● Short task
Give the data again exactly as written, skipping any pictures.

● Dataset content
◇ ◇ ◇ ◇ ◇

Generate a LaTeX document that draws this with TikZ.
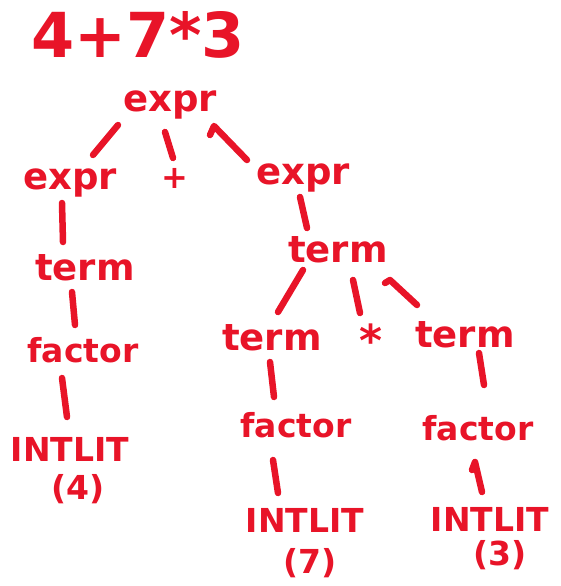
\documentclass[tikz,border=0pt]{standalone}
\usepackage{fontspec}
\setmainfont{DejaVu Sans}
\definecolor{ink}{RGB}{232,20,40}
\begin{document}
\begin{tikzpicture}[x=1pt,y=-1pt,
  lbl/.style={text=ink,inner sep=0pt,font=\bfseries\fontsize{37}{37}\selectfont},
  fac/.style={lbl,font=\bfseries\fontsize{33}{33}\selectfont},
  lit/.style={lbl,font=\bfseries\fontsize{33}{33}\selectfont},
  big/.style={text=ink,inner sep=0pt,font=\bfseries\fontsize{62}{62}\selectfont},
  edge/.style={draw=ink,line width=6.5pt,line cap=round,line join=round}]
\useasboundingbox (0,0) rectangle (560,586);
\node[big] (title) at (138,35) {4+7*3};
\node[lbl] (root) at (170,105) {expr};
\node[lbl] (lexpr) at (70,183) {expr};
\node[lbl,font=\bfseries\fontsize{32}{32}\selectfont] (plus) at (175,178) {+};
\node[lbl] (rexpr) at (303,178) {expr};
\node[lbl] (lterm) at (85,268) {term};
\node[fac] (lfactor) at (83,350) {factor};
\node[lit] (lint) at (70,449) {INTLIT};
\node[lit] (lnum) at (78,489) {(4)};
\node[lbl] (mterm) at (338,250) {term};
\node[lbl] (mterm2) at (272,338) {term};
\node[lbl,font=\bfseries\fontsize{44}{44}\selectfont] (star) at (371,340) {*};
\node[lbl] (rterm) at (465,335) {term};
\node[fac] (mfactor) at (296,425) {factor};
\node[fac] (rfactor) at (478,428) {factor};
\node[lit] (mint) at (305,520) {INTLIT};
\node[lit] (mnum) at (310,563) {(7)};
\node[lit] (rint) at (490,519) {INTLIT};
\node[lit] (rnum) at (500,555) {(3)};
% connectors
\draw[edge] ([shift={(-52,20)}]root.center) -- ([shift={(23,-28)}]lexpr.center);
\draw[edge] ([shift={(-5,27)}]root.center) -- ([shift={(-2,-20)}]plus.center);
\draw[edge] ([shift={(40,30)}]root.center) -- ([shift={(44,21)}]root.center) -- ([shift={(-56,-18)}]rexpr.center);
\draw[edge] ([shift={(-3,19)}]rexpr.center) -- ([shift={(-31,-22)}]mterm.center);
\draw[edge] ([shift={(-35,20)}]mterm.center) -- ([shift={(6,-26)}]mterm2.center);
\draw[edge] ([shift={(15,30)}]mterm.center) -- ([shift={(-11,-27)}]star.center);
\draw[edge] ([shift={(47,33)}]mterm.center) -- ([shift={(52,30)}]mterm.center) -- ([shift={(-48,-30)}]rterm.center);
\draw[edge] ([shift={(-8,20)}]lexpr.center) -- ([shift={(-22,-26)}]lterm.center);
\draw[edge] ([shift={(-13,24)}]lterm.center) -- ([shift={(-8,-25)}]lfactor.center);
\draw[edge] ([shift={(-21,28)}]lfactor.center) -- ([shift={(-3,-32)}]lint.center);
\draw[edge] ([shift={(-2,24)}]mterm2.center) -- ([shift={(-22,-28)}]mfactor.center);
\draw[edge] ([shift={(14,18)}]rterm.center) -- ([shift={(6,-43)}]rfactor.center);
\draw[edge] ([shift={(-23,35)}]mfactor.center) -- ([shift={(-27,-27)}]mint.center);
\draw[edge] ([shift={(-6,42)}]rfactor.center) -- ([shift={(-3,34)}]rfactor.center) -- ([shift={(-8,-27)}]rint.center);
\end{tikzpicture}
\end{document}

◇ ◇ ◇ ◇ ◇

● Exercise answer
Generate a LaTeX document that draws this with TikZ.
\documentclass[tikz,border=0pt]{standalone}
\usepackage{fontspec}
\setmainfont{DejaVu Sans}
\definecolor{ink}{RGB}{232,20,40}
\begin{document}
\begin{tikzpicture}[x=1pt,y=-1pt,
  lbl/.style={text=ink,inner sep=0pt,font=\bfseries\fontsize{37}{37}\selectfont},
  fac/.style={lbl,font=\bfseries\fontsize{33}{33}\selectfont},
  lit/.style={lbl,font=\bfseries\fontsize{33}{33}\selectfont},
  big/.style={text=ink,inner sep=0pt,font=\bfseries\fontsize{62}{62}\selectfont},
  edge/.style={draw=ink,line width=6.5pt,line cap=round,line join=round}]
\useasboundingbox (0,0) rectangle (560,586);
\node[big] (title) at (138,35) {4+7*3};
\node[lbl] (root) at (170,105) {expr};
\node[lbl] (lexpr) at (70,183) {expr};
\node[lbl,font=\bfseries\fontsize{32}{32}\selectfont] (plus) at (175,178) {+};
\node[lbl] (rexpr) at (303,178) {expr};
\node[lbl] (lterm) at (85,268) {term};
\node[fac] (lfactor) at (83,350) {factor};
\node[lit] (lint) at (70,449) {INTLIT};
\node[lit] (lnum) at (78,489) {(4)};
\node[lbl] (mterm) at (338,250) {term};
\node[lbl] (mterm2) at (272,338) {term};
\node[lbl,font=\bfseries\fontsize{44}{44}\selectfont] (star) at (371,340) {*};
\node[lbl] (rterm) at (465,335) {term};
\node[fac] (mfactor) at (296,425) {factor};
\node[fac] (rfactor) at (478,428) {factor};
\node[lit] (mint) at (305,520) {INTLIT};
\node[lit] (mnum) at (310,563) {(7)};
\node[lit] (rint) at (490,519) {INTLIT};
\node[lit] (rnum) at (500,555) {(3)};
% connectors
\draw[edge] ([shift={(-52,20)}]root.center) -- ([shift={(23,-28)}]lexpr.center);
\draw[edge] ([shift={(-5,27)}]root.center) -- ([shift={(-2,-20)}]plus.center);
\draw[edge] ([shift={(40,30)}]root.center) -- ([shift={(44,21)}]root.center) -- ([shift={(-56,-18)}]rexpr.center);
\draw[edge] ([shift={(-3,19)}]rexpr.center) -- ([shift={(-31,-22)}]mterm.center);
\draw[edge] ([shift={(-35,20)}]mterm.center) -- ([shift={(6,-26)}]mterm2.center);
\draw[edge] ([shift={(15,30)}]mterm.center) -- ([shift={(-11,-27)}]star.center);
\draw[edge] ([shift={(47,33)}]mterm.center) -- ([shift={(52,30)}]mterm.center) -- ([shift={(-48,-30)}]rterm.center);
\draw[edge] ([shift={(-8,20)}]lexpr.center) -- ([shift={(-22,-26)}]lterm.center);
\draw[edge] ([shift={(-13,24)}]lterm.center) -- ([shift={(-8,-25)}]lfactor.center);
\draw[edge] ([shift={(-21,28)}]lfactor.center) -- ([shift={(-3,-32)}]lint.center);
\draw[edge] ([shift={(-2,24)}]mterm2.center) -- ([shift={(-22,-28)}]mfactor.center);
\draw[edge] ([shift={(14,18)}]rterm.center) -- ([shift={(6,-43)}]rfactor.center);
\draw[edge] ([shift={(-23,35)}]mfactor.center) -- ([shift={(-27,-27)}]mint.center);
\draw[edge] ([shift={(-6,42)}]rfactor.center) -- ([shift={(-3,34)}]rfactor.center) -- ([shift={(-8,-27)}]rint.center);
\end{tikzpicture}
\end{document}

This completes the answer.